Retype all of the listing exactly, passing over any picture you find.
======== Data lines
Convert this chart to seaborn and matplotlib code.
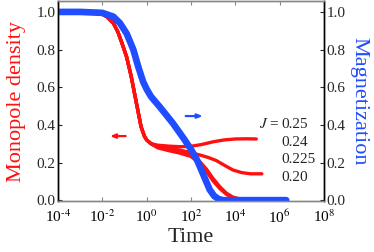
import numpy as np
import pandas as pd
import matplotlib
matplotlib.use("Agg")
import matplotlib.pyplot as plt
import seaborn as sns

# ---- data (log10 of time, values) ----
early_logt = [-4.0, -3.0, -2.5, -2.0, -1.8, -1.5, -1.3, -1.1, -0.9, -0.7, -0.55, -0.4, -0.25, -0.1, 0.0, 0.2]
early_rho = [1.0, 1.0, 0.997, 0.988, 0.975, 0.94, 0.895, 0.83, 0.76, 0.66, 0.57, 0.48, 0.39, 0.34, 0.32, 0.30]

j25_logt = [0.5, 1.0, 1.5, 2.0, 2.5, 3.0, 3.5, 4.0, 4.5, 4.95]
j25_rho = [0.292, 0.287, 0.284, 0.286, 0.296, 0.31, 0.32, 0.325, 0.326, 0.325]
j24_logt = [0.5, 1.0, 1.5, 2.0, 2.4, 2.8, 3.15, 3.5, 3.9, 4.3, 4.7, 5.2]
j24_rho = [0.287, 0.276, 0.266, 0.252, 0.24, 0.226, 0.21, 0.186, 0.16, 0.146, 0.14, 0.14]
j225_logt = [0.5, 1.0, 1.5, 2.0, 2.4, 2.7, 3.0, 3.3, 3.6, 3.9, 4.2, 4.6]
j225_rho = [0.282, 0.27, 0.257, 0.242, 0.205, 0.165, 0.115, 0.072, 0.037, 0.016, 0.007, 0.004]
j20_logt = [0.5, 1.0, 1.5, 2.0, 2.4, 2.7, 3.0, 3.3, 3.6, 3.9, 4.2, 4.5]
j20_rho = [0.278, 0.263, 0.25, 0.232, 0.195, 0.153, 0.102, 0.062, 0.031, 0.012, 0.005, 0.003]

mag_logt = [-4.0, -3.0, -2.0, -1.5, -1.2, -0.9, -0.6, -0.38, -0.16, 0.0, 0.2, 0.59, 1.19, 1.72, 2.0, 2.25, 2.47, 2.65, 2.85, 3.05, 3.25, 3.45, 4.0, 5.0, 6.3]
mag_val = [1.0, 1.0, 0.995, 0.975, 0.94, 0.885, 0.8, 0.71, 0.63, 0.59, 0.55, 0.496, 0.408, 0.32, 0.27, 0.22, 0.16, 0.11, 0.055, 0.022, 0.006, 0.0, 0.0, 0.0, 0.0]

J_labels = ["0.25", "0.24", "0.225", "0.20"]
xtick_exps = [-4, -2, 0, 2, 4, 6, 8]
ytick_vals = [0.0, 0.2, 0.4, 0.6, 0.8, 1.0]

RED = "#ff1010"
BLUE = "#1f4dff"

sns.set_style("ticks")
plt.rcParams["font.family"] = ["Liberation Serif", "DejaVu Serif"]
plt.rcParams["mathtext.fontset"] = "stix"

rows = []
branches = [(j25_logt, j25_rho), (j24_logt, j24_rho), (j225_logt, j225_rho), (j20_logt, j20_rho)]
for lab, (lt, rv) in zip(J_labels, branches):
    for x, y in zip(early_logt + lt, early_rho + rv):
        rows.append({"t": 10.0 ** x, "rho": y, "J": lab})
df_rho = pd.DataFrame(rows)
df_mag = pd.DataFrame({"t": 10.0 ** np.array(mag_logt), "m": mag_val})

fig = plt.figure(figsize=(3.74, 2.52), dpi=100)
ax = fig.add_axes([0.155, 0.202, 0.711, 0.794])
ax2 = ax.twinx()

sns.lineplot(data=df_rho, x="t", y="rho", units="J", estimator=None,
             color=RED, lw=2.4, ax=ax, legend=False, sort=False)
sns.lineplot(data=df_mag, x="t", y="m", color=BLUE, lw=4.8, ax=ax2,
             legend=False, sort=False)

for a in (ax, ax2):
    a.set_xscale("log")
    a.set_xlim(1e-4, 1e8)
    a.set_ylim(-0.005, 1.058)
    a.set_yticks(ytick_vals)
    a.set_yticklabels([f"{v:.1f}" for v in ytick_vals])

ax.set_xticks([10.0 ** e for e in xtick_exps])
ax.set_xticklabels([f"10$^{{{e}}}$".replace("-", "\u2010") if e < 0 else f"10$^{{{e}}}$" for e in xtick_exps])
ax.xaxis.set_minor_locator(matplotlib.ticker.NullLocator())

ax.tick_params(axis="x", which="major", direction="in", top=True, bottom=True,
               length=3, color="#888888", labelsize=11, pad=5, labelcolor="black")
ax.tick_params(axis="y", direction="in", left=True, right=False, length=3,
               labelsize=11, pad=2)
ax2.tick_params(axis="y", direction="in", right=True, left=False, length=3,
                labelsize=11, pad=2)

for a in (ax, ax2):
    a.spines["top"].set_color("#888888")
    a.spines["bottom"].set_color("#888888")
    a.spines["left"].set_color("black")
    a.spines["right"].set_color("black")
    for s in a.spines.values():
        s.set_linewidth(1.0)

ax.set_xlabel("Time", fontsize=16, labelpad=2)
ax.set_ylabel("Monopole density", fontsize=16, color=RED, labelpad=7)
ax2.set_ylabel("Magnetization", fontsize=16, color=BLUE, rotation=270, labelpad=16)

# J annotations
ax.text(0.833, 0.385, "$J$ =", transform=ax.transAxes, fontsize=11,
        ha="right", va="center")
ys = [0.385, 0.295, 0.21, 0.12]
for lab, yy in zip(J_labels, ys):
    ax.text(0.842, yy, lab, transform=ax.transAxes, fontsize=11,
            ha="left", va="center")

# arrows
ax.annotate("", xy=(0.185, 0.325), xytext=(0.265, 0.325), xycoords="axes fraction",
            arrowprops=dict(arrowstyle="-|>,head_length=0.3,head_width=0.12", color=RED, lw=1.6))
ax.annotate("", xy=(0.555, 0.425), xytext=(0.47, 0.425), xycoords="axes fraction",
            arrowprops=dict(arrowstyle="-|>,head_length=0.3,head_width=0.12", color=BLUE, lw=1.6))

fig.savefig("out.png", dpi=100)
================
Task solution:
Convert this chart to seaborn and matplotlib code.
import numpy as np
import pandas as pd
import matplotlib
matplotlib.use("Agg")
import matplotlib.pyplot as plt
import seaborn as sns

# ---- data (log10 of time, values) ----
early_logt = [-4.0, -3.0, -2.5, -2.0, -1.8, -1.5, -1.3, -1.1, -0.9, -0.7, -0.55, -0.4, -0.25, -0.1, 0.0, 0.2]
early_rho = [1.0, 1.0, 0.997, 0.988, 0.975, 0.94, 0.895, 0.83, 0.76, 0.66, 0.57, 0.48, 0.39, 0.34, 0.32, 0.30]

j25_logt = [0.5, 1.0, 1.5, 2.0, 2.5, 3.0, 3.5, 4.0, 4.5, 4.95]
j25_rho = [0.292, 0.287, 0.284, 0.286, 0.296, 0.31, 0.32, 0.325, 0.326, 0.325]
j24_logt = [0.5, 1.0, 1.5, 2.0, 2.4, 2.8, 3.15, 3.5, 3.9, 4.3, 4.7, 5.2]
j24_rho = [0.287, 0.276, 0.266, 0.252, 0.24, 0.226, 0.21, 0.186, 0.16, 0.146, 0.14, 0.14]
j225_logt = [0.5, 1.0, 1.5, 2.0, 2.4, 2.7, 3.0, 3.3, 3.6, 3.9, 4.2, 4.6]
j225_rho = [0.282, 0.27, 0.257, 0.242, 0.205, 0.165, 0.115, 0.072, 0.037, 0.016, 0.007, 0.004]
j20_logt = [0.5, 1.0, 1.5, 2.0, 2.4, 2.7, 3.0, 3.3, 3.6, 3.9, 4.2, 4.5]
j20_rho = [0.278, 0.263, 0.25, 0.232, 0.195, 0.153, 0.102, 0.062, 0.031, 0.012, 0.005, 0.003]

mag_logt = [-4.0, -3.0, -2.0, -1.5, -1.2, -0.9, -0.6, -0.38, -0.16, 0.0, 0.2, 0.59, 1.19, 1.72, 2.0, 2.25, 2.47, 2.65, 2.85, 3.05, 3.25, 3.45, 4.0, 5.0, 6.3]
mag_val = [1.0, 1.0, 0.995, 0.975, 0.94, 0.885, 0.8, 0.71, 0.63, 0.59, 0.55, 0.496, 0.408, 0.32, 0.27, 0.22, 0.16, 0.11, 0.055, 0.022, 0.006, 0.0, 0.0, 0.0, 0.0]

J_labels = ["0.25", "0.24", "0.225", "0.20"]
xtick_exps = [-4, -2, 0, 2, 4, 6, 8]
ytick_vals = [0.0, 0.2, 0.4, 0.6, 0.8, 1.0]

RED = "#ff1010"
BLUE = "#1f4dff"

sns.set_style("ticks")
plt.rcParams["font.family"] = ["Liberation Serif", "DejaVu Serif"]
plt.rcParams["mathtext.fontset"] = "stix"

rows = []
branches = [(j25_logt, j25_rho), (j24_logt, j24_rho), (j225_logt, j225_rho), (j20_logt, j20_rho)]
for lab, (lt, rv) in zip(J_labels, branches):
    for x, y in zip(early_logt + lt, early_rho + rv):
        rows.append({"t": 10.0 ** x, "rho": y, "J": lab})
df_rho = pd.DataFrame(rows)
df_mag = pd.DataFrame({"t": 10.0 ** np.array(mag_logt), "m": mag_val})

fig = plt.figure(figsize=(3.74, 2.52), dpi=100)
ax = fig.add_axes([0.155, 0.202, 0.711, 0.794])
ax2 = ax.twinx()

sns.lineplot(data=df_rho, x="t", y="rho", units="J", estimator=None,
             color=RED, lw=2.4, ax=ax, legend=False, sort=False)
sns.lineplot(data=df_mag, x="t", y="m", color=BLUE, lw=4.8, ax=ax2,
             legend=False, sort=False)

for a in (ax, ax2):
    a.set_xscale("log")
    a.set_xlim(1e-4, 1e8)
    a.set_ylim(-0.005, 1.058)
    a.set_yticks(ytick_vals)
    a.set_yticklabels([f"{v:.1f}" for v in ytick_vals])

ax.set_xticks([10.0 ** e for e in xtick_exps])
ax.set_xticklabels([f"10$^{{{e}}}$".replace("-", "\u2010") if e < 0 else f"10$^{{{e}}}$" for e in xtick_exps])
ax.xaxis.set_minor_locator(matplotlib.ticker.NullLocator())

ax.tick_params(axis="x", which="major", direction="in", top=True, bottom=True,
               length=3, color="#888888", labelsize=11, pad=5, labelcolor="black")
ax.tick_params(axis="y", direction="in", left=True, right=False, length=3,
               labelsize=11, pad=2)
ax2.tick_params(axis="y", direction="in", right=True, left=False, length=3,
                labelsize=11, pad=2)

for a in (ax, ax2):
    a.spines["top"].set_color("#888888")
    a.spines["bottom"].set_color("#888888")
    a.spines["left"].set_color("black")
    a.spines["right"].set_color("black")
    for s in a.spines.values():
        s.set_linewidth(1.0)

ax.set_xlabel("Time", fontsize=16, labelpad=2)
ax.set_ylabel("Monopole density", fontsize=16, color=RED, labelpad=7)
ax2.set_ylabel("Magnetization", fontsize=16, color=BLUE, rotation=270, labelpad=16)

# J annotations
ax.text(0.833, 0.385, "$J$ =", transform=ax.transAxes, fontsize=11,
        ha="right", va="center")
ys = [0.385, 0.295, 0.21, 0.12]
for lab, yy in zip(J_labels, ys):
    ax.text(0.842, yy, lab, transform=ax.transAxes, fontsize=11,
            ha="left", va="center")

# arrows
ax.annotate("", xy=(0.185, 0.325), xytext=(0.265, 0.325), xycoords="axes fraction",
            arrowprops=dict(arrowstyle="-|>,head_length=0.3,head_width=0.12", color=RED, lw=1.6))
ax.annotate("", xy=(0.555, 0.425), xytext=(0.47, 0.425), xycoords="axes fraction",
            arrowprops=dict(arrowstyle="-|>,head_length=0.3,head_width=0.12", color=BLUE, lw=1.6))

fig.savefig("out.png", dpi=100)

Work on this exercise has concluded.